Territorio. Il territorio è fatto di baite, caneve, cantine, teatri, sale consiliari, gazebo, birrerie. Caldo dentro e freddo fuori. Se non abbiamo preso l’influenza questa volta. La neve ha accompagnato quasi tutto il mese e solo i più stoici resistevano sia al freddo che ai passanti che non sempre gradivano.

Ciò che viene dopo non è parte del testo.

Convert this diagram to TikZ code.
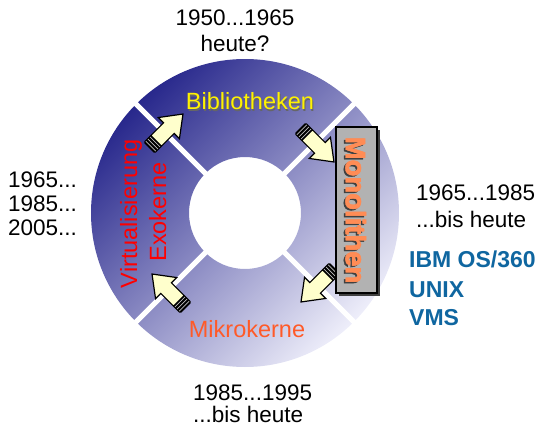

Io. Ad onor del vero ho sofferto la contrapposizione a prescindere. Insomma, coloro che non volevano sentir “ragione alcuna”e dividevano tutto: noi di qua e voi di là. Altri avevano come metro di misura l’interesse e ti pongono la domanda: “cosa ci guadagni a metterti in un’avventura del genere?”. Mi pensavo più forte ma, invece, qualche fitta l’ho sentita. Non mi son piaciuto ogni volta che dovevo ripetere il disco mentre agli incontri nei licei mi son trovato a mio agio. Ho gioito in un “finto voto” che in un biennio ha dato alla mia lista come vincente e, nel contempo ho preso paura dell’animale politico che è in me quando ha asfaltato l’avversario. Si trattava di un giovane che sparava sugli immigrati senza nemmeno lui sapere “come e perché”. Ho ruggito come non mai.

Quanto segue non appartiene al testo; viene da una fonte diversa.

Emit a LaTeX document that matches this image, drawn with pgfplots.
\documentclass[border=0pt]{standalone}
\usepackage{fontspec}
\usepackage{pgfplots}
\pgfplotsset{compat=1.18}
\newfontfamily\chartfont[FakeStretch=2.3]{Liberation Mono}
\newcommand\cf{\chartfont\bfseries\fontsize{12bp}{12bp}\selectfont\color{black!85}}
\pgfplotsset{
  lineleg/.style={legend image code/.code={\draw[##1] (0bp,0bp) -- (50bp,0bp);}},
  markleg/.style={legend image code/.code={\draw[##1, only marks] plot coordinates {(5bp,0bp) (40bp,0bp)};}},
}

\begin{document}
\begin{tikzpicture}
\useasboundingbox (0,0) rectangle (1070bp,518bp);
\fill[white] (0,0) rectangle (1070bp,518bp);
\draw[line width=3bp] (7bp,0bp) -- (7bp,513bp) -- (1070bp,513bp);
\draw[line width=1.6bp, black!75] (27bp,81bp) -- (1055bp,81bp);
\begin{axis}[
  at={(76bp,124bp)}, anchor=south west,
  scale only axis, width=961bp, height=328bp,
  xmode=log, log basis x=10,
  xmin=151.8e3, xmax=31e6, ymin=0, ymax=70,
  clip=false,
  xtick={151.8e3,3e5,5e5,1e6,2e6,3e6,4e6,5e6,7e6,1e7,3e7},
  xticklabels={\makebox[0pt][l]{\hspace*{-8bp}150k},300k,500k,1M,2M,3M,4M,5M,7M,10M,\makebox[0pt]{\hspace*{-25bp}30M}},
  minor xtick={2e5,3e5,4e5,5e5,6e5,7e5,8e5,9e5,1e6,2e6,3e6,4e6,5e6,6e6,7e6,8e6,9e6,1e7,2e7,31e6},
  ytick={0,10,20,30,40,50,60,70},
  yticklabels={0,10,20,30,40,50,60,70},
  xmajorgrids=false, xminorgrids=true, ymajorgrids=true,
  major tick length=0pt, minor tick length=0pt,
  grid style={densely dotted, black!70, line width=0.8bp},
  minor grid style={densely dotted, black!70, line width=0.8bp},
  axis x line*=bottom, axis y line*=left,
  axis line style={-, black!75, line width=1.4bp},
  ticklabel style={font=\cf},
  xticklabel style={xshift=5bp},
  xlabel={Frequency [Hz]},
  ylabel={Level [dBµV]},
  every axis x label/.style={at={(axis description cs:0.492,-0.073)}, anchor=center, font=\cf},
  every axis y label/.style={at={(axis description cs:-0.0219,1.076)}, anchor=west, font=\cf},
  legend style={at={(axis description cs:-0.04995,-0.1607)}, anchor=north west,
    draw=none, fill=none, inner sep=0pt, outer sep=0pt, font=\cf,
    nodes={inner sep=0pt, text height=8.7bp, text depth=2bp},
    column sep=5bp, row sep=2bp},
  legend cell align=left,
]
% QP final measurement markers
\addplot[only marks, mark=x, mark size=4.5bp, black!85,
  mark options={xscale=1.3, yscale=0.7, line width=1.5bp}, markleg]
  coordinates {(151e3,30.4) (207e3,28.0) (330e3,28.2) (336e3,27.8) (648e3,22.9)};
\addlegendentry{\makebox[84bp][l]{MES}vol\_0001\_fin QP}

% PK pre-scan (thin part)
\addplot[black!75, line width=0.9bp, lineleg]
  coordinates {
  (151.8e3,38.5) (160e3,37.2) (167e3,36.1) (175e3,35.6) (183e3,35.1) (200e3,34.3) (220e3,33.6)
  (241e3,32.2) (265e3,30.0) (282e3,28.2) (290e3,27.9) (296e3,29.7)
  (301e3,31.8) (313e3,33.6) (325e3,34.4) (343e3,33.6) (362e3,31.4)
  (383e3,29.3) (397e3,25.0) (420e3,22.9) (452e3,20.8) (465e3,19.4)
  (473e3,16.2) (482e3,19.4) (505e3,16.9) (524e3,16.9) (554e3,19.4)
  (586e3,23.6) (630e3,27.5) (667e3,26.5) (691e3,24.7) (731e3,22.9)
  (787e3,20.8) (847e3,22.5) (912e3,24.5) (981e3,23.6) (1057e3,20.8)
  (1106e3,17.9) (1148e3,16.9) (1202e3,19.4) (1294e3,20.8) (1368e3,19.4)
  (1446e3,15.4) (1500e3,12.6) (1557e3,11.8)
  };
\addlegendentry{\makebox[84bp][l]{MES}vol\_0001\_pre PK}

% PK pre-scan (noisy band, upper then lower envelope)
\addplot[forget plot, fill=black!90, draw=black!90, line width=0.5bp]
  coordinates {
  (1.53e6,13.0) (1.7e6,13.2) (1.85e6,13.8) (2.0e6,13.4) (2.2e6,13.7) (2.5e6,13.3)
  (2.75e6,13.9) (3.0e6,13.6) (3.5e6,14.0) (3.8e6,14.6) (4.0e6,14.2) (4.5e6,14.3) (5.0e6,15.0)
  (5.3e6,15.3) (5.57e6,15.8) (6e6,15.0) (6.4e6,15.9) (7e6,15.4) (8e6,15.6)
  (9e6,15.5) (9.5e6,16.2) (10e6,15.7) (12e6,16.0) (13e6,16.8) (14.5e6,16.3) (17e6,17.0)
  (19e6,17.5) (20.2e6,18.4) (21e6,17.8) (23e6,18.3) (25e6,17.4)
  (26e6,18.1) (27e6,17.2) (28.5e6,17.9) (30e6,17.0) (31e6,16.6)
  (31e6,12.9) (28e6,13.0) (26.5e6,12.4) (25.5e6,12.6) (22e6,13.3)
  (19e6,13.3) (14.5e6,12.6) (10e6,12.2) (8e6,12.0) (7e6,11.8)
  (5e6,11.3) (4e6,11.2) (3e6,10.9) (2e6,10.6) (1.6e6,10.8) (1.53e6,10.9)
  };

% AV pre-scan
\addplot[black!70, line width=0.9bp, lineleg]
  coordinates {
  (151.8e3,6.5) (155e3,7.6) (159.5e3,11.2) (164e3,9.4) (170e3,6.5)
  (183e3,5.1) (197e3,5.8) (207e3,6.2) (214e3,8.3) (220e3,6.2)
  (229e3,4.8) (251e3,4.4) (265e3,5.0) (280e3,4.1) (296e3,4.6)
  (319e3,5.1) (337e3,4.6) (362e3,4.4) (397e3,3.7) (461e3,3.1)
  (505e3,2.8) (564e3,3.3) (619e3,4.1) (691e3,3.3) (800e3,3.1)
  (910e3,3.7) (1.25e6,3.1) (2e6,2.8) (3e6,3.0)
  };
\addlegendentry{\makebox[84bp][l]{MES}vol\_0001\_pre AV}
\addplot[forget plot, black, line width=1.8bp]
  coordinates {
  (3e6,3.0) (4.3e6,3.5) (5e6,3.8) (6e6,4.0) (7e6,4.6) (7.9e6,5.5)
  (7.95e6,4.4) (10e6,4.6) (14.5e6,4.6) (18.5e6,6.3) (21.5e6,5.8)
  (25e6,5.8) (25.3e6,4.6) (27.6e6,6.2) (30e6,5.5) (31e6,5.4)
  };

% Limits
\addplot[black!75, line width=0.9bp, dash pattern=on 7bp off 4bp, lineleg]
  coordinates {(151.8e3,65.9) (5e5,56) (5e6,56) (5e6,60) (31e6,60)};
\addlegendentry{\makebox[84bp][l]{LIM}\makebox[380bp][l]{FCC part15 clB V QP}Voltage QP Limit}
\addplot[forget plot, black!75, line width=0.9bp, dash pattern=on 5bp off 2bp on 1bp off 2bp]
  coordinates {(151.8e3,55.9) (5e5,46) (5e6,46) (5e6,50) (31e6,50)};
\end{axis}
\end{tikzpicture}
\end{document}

L’altro. Si, perché l’altro ha un sacco di ragioni che, per convenienza, è meglio non evidenziare. Ma l’altro sta ovunque: nel tuo partito, nella tua coalizione o nei partiti avversi. Ho trovato “interessante” dialogare con un il numero due dell’esercito o un ex generale dei carabinieri. Dagli F35 all’esercito europeo. “Ci sono più cose in cielo e in terra, Orazio, di quante ne sogni la tua filosofia”. William Shakespeare – Amleto.
Il pensiero. Nelle competizioni aggressive e temporalmente corte come questa il pensiero è spesso un optional. Tutto viene consumato nella velocità sovrascritta. Il moderatore ti da 2 minuti di replica ad una domanda che richiederebbe una vita. Ma nel confronto tra pochi c’è stato anche modo di scavare a fondo e non solo di graffiare. Peccato che questo non buchi lo schermo. Ma buca noi. E ciò basta.